**** Supplied information ****

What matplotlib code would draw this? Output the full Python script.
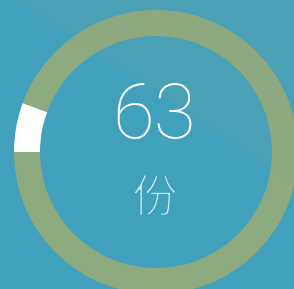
import matplotlib.pyplot as plt
from matplotlib.patches import Polygon
import matplotlib.patheffects as pe

# values: small white slice, remainder green
slices = [5.6, 94.4]
slice_colors = ["#ffffff", "#8dab7f"]
value_label = "63"
unit_label = "份"

W, H = 294, 289
bg = "#41a0bc"
fig = plt.figure(figsize=(W / 100, H / 100), dpi=100)
fig.patch.set_facecolor(bg)
ax = fig.add_axes([0, 0, 1, 1])

ax.pie(
    slices,
    colors=slice_colors,
    center=(156, H - 152),
    radius=142,
    startangle=180,
    counterclock=False,
    wedgeprops=dict(width=26, linewidth=0),
    frame=True,
)
ax.set_xlim(0, W)
ax.set_ylim(0, H)
ax.set_aspect("equal")
ax.axis("off")

# faint diagonal shade over the upper-right half
shade = Polygon(
    [(18, H), (W, H), (W, H - 183)],
    closed=True, facecolor="#9ca07f", alpha=0.1, linewidth=0, zorder=5,
)
ax.add_patch(shade)

ax.text(154, H - 117, value_label, ha="center", va="center", color="white",
        fontsize=55, fontfamily=["Roboto", "DejaVu Sans"], fontweight="light", zorder=6)
# thin the CJK glyph by eroding its edge with the background colour
ax.text(155, H - 199, unit_label, ha="center", va="center", color="#e8f2f5",
        fontsize=33, fontfamily=["Noto Sans CJK SC", "DejaVu Sans"], zorder=6,
        path_effects=[pe.Normal(), pe.Stroke(linewidth=1.6, foreground=bg)])

fig.savefig("out.png", dpi=100, facecolor=fig.get_facecolor())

****

Return to the listing above and set it down exactly, leaving out its pictures.

What matplotlib code would draw this? Output the full Python script.
import matplotlib.pyplot as plt
from matplotlib.patches import Polygon
import matplotlib.patheffects as pe

# values: small white slice, remainder green
slices = [5.6, 94.4]
slice_colors = ["#ffffff", "#8dab7f"]
value_label = "63"
unit_label = "份"

W, H = 294, 289
bg = "#41a0bc"
fig = plt.figure(figsize=(W / 100, H / 100), dpi=100)
fig.patch.set_facecolor(bg)
ax = fig.add_axes([0, 0, 1, 1])

ax.pie(
    slices,
    colors=slice_colors,
    center=(156, H - 152),
    radius=142,
    startangle=180,
    counterclock=False,
    wedgeprops=dict(width=26, linewidth=0),
    frame=True,
)
ax.set_xlim(0, W)
ax.set_ylim(0, H)
ax.set_aspect("equal")
ax.axis("off")

# faint diagonal shade over the upper-right half
shade = Polygon(
    [(18, H), (W, H), (W, H - 183)],
    closed=True, facecolor="#9ca07f", alpha=0.1, linewidth=0, zorder=5,
)
ax.add_patch(shade)

ax.text(154, H - 117, value_label, ha="center", va="center", color="white",
        fontsize=55, fontfamily=["Roboto", "DejaVu Sans"], fontweight="light", zorder=6)
# thin the CJK glyph by eroding its edge with the background colour
ax.text(155, H - 199, unit_label, ha="center", va="center", color="#e8f2f5",
        fontsize=33, fontfamily=["Noto Sans CJK SC", "DejaVu Sans"], zorder=6,
        path_effects=[pe.Normal(), pe.Stroke(linewidth=1.6, foreground=bg)])

fig.savefig("out.png", dpi=100, facecolor=fig.get_facecolor())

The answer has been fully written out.